BTW, got the Script Secrets Insider and link over to your cool Cafe Press products page. Just a note you need to add a Male "Ask Me About My Screenplay" t-shirt, I only see the female one and I'd love one in XL for moi

wcmartell said...

wcdixon - all of those things. This producer makes a stack of films for Lifetime, so this is the doorway to multiple sales. And I really like the director (despite some of his notes).

But you're right - this seems like a non-Lifetime story they are trying to make fit (actually, they want me to make it fit).

This wills sound pornographic: The problem with many notes is that you have a peg that fits onto some hole perfectly. But you keep finding people with different holes.
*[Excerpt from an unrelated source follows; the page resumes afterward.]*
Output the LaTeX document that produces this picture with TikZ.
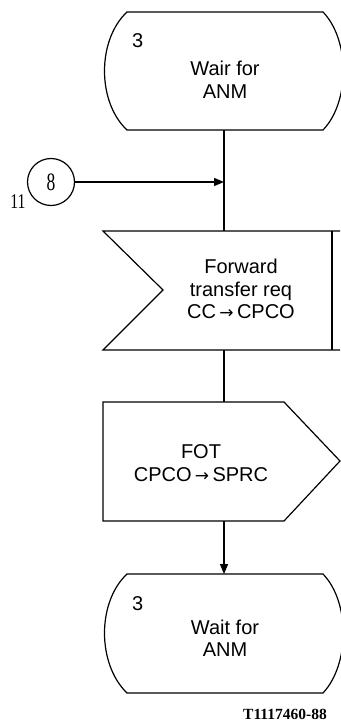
\documentclass[tikz,border=0pt]{standalone}
\usepackage{fontspec}
\setmainfont{Liberation Sans}
\newfontfamily\serifnum{Liberation Serif}
\newfontfamily\symfont{DejaVu Sans}
\newcommand{\smallarrow}{\,{\symfont\fontsize{17}{17}\selectfont →}\,}
\usetikzlibrary{arrows.meta}
\begin{document}
\begin{tikzpicture}[x=1pt,y=-1pt,
  shapeline/.style={line width=1.2pt, line join=miter},
  conn/.style={line width=1.2pt},
  arr/.style={conn,-{Triangle[length=10pt,width=8pt]}},
  lbl/.style={font=\fontsize{20}{22.5}\selectfont, align=center, inner sep=0pt},
  num/.style={font=\fontsize{20}{22}\selectfont, inner sep=0pt, anchor=base west}]
\useasboundingbox (0,0) rectangle (340,727);
% top state
\draw[shapeline] (127,12) -- (323,12) .. controls (350,40) and (350,102) .. (323,130)
  -- (127,130) .. controls (97,102) and (97,40) .. (127,12) -- cycle;
\coordinate (s1b) at (224,130);
\node[num] (s1n) at (132,48) {3};
\node[lbl] (s1t) at (225,80) {Wair for\\ANM};
% connector circle
\node[draw, circle, line width=1.2pt, minimum size=47pt, inner sep=0pt,
  font=\serifnum\fontsize{25}{25}\selectfont] (c8) at (51,182) {\scalebox{0.7}[1]{8}};
\node[font=\serifnum\fontsize{21}{21}\selectfont, inner sep=0pt, anchor=base] (c11) at (18,208) {\scalebox{0.75}[1]{11}};
\coordinate (j) at (224,182);
% input signal
\draw[shapeline] (340,231) -- (103,231) -- (163,290) -- (103,350) -- (340,350);
\draw[shapeline] (332,231) -- (332,350);
\coordinate (in1t) at (224,231);
\coordinate (in1b) at (224,350);
\node[lbl] (in1) at (241,289) {Forward\\transfer req\\CC\smallarrow CPCO};
% output signal
\draw[shapeline] (103,402) -- (284,402) -- (340,461) -- (284,521) -- (103,521) -- cycle;
\coordinate (out1t) at (224,402);
\coordinate (out1b) at (224,521);
\node[lbl] (out1) at (201,463) {FOT\\CPCO\smallarrow SPRC};
% bottom state
\draw[shapeline] (127,574) -- (323,574) .. controls (350,602) and (350,664) .. (323,693)
  -- (127,693) .. controls (97,664) and (97,602) .. (127,574) -- cycle;
\coordinate (s2t) at (224,574);
\node[num] (s2n) at (132,610) {3};
\node[lbl] (s2t2) at (225,638) {Wait for\\ANM};
% connectors
\draw[conn] (s1b) -- (in1t);
\draw[arr] (c8) -- (j);
\draw[conn] (in1b) -- (out1t);
\draw[arr] (out1b) -- (s2t);
% figure code
\node[font=\serifnum\bfseries\fontsize{15.5}{15.5}\selectfont, inner sep=0pt, anchor=base] (code) at (285,719) {T1117460-88};
\end{tikzpicture}
\end{document}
Now you think your peg may fit, just let me give it a try... But these people want you to alter the shape of your peg to fit. So you take a knife and trim part of your peg off... and maybe it fits and maybe it doesn't. No matter what, there's a period of "OUCH!" involved when you're hacking away at your peg. Usually you get paid for that period of "OUCH!"... this time was different, and seems more painful.

My current way of thinking on this is that I'm handing in the script, they're going to probably say it doesn't work, then I'm going to sell it to someone else... probably for more money.

I've already put the blood back in.

- Bill
And if they say yes?

- Bill

wcdixon said...

Are you in any position to put some conditions on next step if they say 'yes' (which they probably will now just to mess you up)?

And you're so right with the peg/hole comparison - oh, for the project that all parties involved have more or less the same hole so that the peg trimming may be painful but may only have to happen once...hmmm pornographic indeed.

Anonymous said...

BILL,

You're the man, never afraid to wipe the gloss off the big myth of screewnwriting. I'm a young aspiring screenwriter and reading your blog scares me man, it really does! I don't want to get fat, and most off all I want to try make a living one day. But in all seriousness, keep up the good work, I read your posts here in South Africa and your insight is what keeps me motivated.

All he best
Marc

DJ said...

Bill,

When are you going to do a gig in NY?

A beer is long in order.

Daniel aka EJ Pennypacker

wcmartell said...

My plans are to do my 2 day class in NY *next year* - sometime between may and sept. So tell everyone in NY that I'm coming!